Offerpad, Inc. announced its plans of going public through a definitive merger agreement with a blank-check company on Wednesday 18th March 2021. The deal with Supernova Partners Acquisition Company, Inc. values the US home-selling platform at $3 billion along with bringing in an additional $650 million in gross proceeds.
Supernova is a publicly-traded Special Purpose Acquisition Company (SPAC) backed by Spencer Rascoff, an entrepreneur who has co-founded Pacaso, dot.LA, Hotwire, and who has also been a CEO at Zillow for a decade. He is working with Alexander Klabin, the CEO and founder of Ancient, who also co-founded Senator Investment Group.

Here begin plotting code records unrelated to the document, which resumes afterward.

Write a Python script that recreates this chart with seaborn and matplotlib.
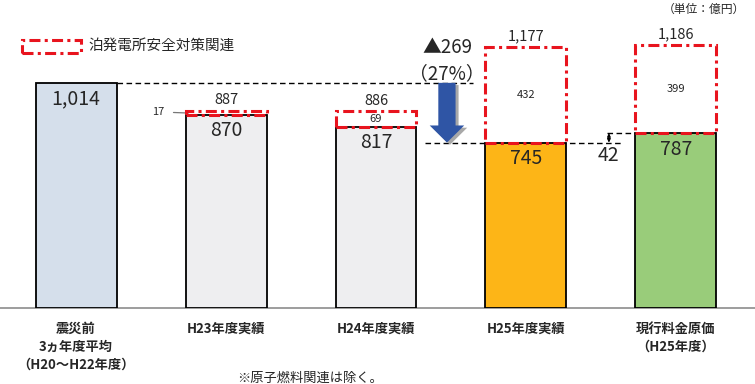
import numpy as np
import pandas as pd
import seaborn as sns
import matplotlib.pyplot as plt
from matplotlib.patches import Rectangle, FancyArrow

# data (億円)
categories = ["震災前\n3ヵ年度平均\n（H20～H22年度）", "H23年度実績", "H24年度実績",
              "H25年度実績", "現行料金原価\n（H25年度）"]
base_values = [1014, 870, 817, 745, 787]
safety_values = [0, 17, 69, 432, 399]
base_labels = ["1,014", "870", "817", "745", "787"]
total_labels = ["", "887", "886", "1,177", "1,186"]
bar_colors = ["#D5DFEB", "#EEEEF0", "#EEEEF0", "#FDB517", "#99CC7A"]
reduction_label = "▲269\n（27%）"
diff_label = "42"

sns.set_theme(style="white")
plt.rcParams['font.family'] = ['Noto Sans CJK JP', 'DejaVu Sans']

df = pd.DataFrame({"cat": categories, "base": base_values, "safety": safety_values})
df["total"] = df["base"] + df["safety"]

fig = plt.figure(figsize=(7.55, 3.84), dpi=100)
ax = fig.add_axes([0, 0.198, 1, 0.7516])

bw = 0.54
sns.barplot(data=df, x="cat", y="base", hue="cat", palette=bar_colors, width=bw,
            edgecolor="black", linewidth=1.3, legend=False, ax=ax, saturation=1, zorder=3)

red = "#E8141E"
dash = (0, (3.6, 1.4, 1.0, 1.4))
for i, row in df.iterrows():
    if row["safety"] > 0:
        ax.add_patch(Rectangle((i - bw / 2, row["base"]), bw, row["safety"], fill=False,
                               edgecolor=red, linewidth=2.2, linestyle=dash, zorder=4))

# value labels
for i, row in df.iterrows():
    ax.text(i, row["base"] - 72, base_labels[i], ha="center", va="center", fontsize=14, zorder=5)
    if row["safety"] > 0:
        ax.text(i, row["total"] + 48, total_labels[i], ha="center", va="center", fontsize=10.5, zorder=5)
        if row["safety"] > 30:
            ax.text(i, row["base"] + row["safety"] / 2, str(row["safety"]), ha="center",
                    va="center", fontsize=8, zorder=5)

# small safety value on H23
ax.annotate(str(safety_values[1]), xy=(1 - bw / 2 + 0.02, 878), xytext=(0.55, 883),
            ha="center", va="center", fontsize=8,
            arrowprops=dict(arrowstyle="-", color="#777777", lw=0.9, shrinkA=4, shrinkB=0))

# dashed guide lines
ax.plot([0 + bw / 2, 2.65], [base_values[0]] * 2, ls=(0, (4, 2.5)), color="black", lw=1, zorder=2)
ax.plot([2.33, 3.65], [base_values[3]] * 2, ls=(0, (4, 2.5)), color="black", lw=1, zorder=2)
ax.plot([3.54, 4 - bw / 2], [base_values[4]] * 2, ls=(0, (4, 2.5)), color="black", lw=1, zorder=2)

# reduction arrow
ax_x = 2.473
for dx, dy, c, z in [(0.02, -10, "#A8A8A8", 5), (0, 0, "#2F55A5", 6)]:
    ax.add_patch(FancyArrow(ax_x + dx, base_values[0] + dy, 0, base_values[3] - base_values[0],
                            width=0.115, head_width=0.23, head_length=77,
                            length_includes_head=True, color=c, zorder=z, lw=0))
ax.text(ax_x, 1115, reduction_label, ha="center", va="center", fontsize=13.5, linespacing=1.3)

# difference marker
ax.annotate("", xy=(3.553, base_values[4]), xytext=(3.553, base_values[3]),
            arrowprops=dict(arrowstyle="<|-|>", color="black", lw=0.8, mutation_scale=5,
                            shrinkA=0, shrinkB=0))
ax.text(3.553, 689, diff_label, ha="center", va="center", fontsize=14)

ax.set_xlim(-0.507, 4.527)
ax.set_ylim(0, 1300)
ax.set_xlabel("")
ax.set_ylabel("")
ax.set_yticks([])
ax.set_xticks(range(len(categories)))
ax.set_xticklabels(categories, fontsize=9.5, fontweight="bold", linespacing=1.35, va="top")
ax.tick_params(axis="x", length=0, pad=10)
for s in ["top", "left", "right"]:
    ax.spines[s].set_visible(False)
ax.spines["bottom"].set_color("#8C8C8C")
ax.spines["bottom"].set_linewidth(1.2)

# legend and notes
fig.patches.append(Rectangle((22 / 755, 1 - 53 / 384), 59 / 755, 13 / 384, fill=False,
                             edgecolor=red, linewidth=2.2, linestyle=dash,
                             transform=fig.transFigure, figure=fig))
fig.text(88 / 755, 1 - 46 / 384, "泊発電所安全対策関連", ha="left", va="center", fontsize=10.5)
fig.text(745 / 755, 1 - 9 / 384, "（単位：億円）", ha="right", va="center", fontsize=8.5)
fig.text(310 / 755, 1 - 378 / 384, "※原子燃料関連は除く。", ha="center", va="center", fontsize=9.5)

fig.savefig("out.png", dpi=100)
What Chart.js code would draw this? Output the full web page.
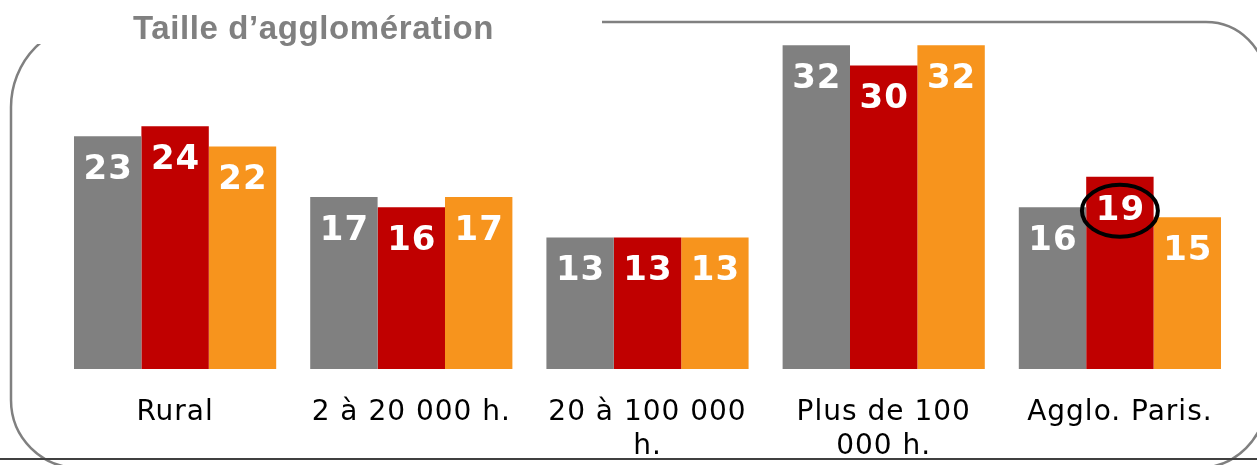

Alongside them, there are investors like Robert Reid, an employee for 21 years in the Private Equity Group at Blackstone, and Micheal Clifton, a senior investment professional at The Carlyle Group. Upon the closure of this transaction, Offerpad, Inc. will become a publicly-traded company renamed Offerpad Solution Inc. It is expected to have the Class A common stock listed on New York Stock Exchange under the “OPAD” ticker.
Brian Bair is the founder and CEO of Offerpad, Inc., a leading tech-enabled real-estate company from Chandler, USA. This company has revolutionized the home buying and selling industry. The innovative end-to-end real estate experience on the Offerpad online platform streamlines the process for customers looking to buy and sell a home, makes it convenient and hassle-free. It is a 500-person company operating in over 900 cities, raised $975 million in equity and debt capital, completed around 30,000 transactions, and attained $7 billion gross transaction levels since its inception.
As per various SPAC analysts, this deal is like a warning shot from Spencer Rascoff towards his former employer Zillow which is currently valued at $35 billion.
In the combined company, the Offerpad shareholders are expected to roll over 100% of their equity to own 75% part of it. Brian Bair will remain CEO of the combined company and get 35% of voting power in it. Offerpad plans to use the raised capital to expand its presence beyond the current number of cities and earn about $1.4 billion in revenue this year. They expect to see the top end of their real-estate price range increase from $400,000 to $1 million.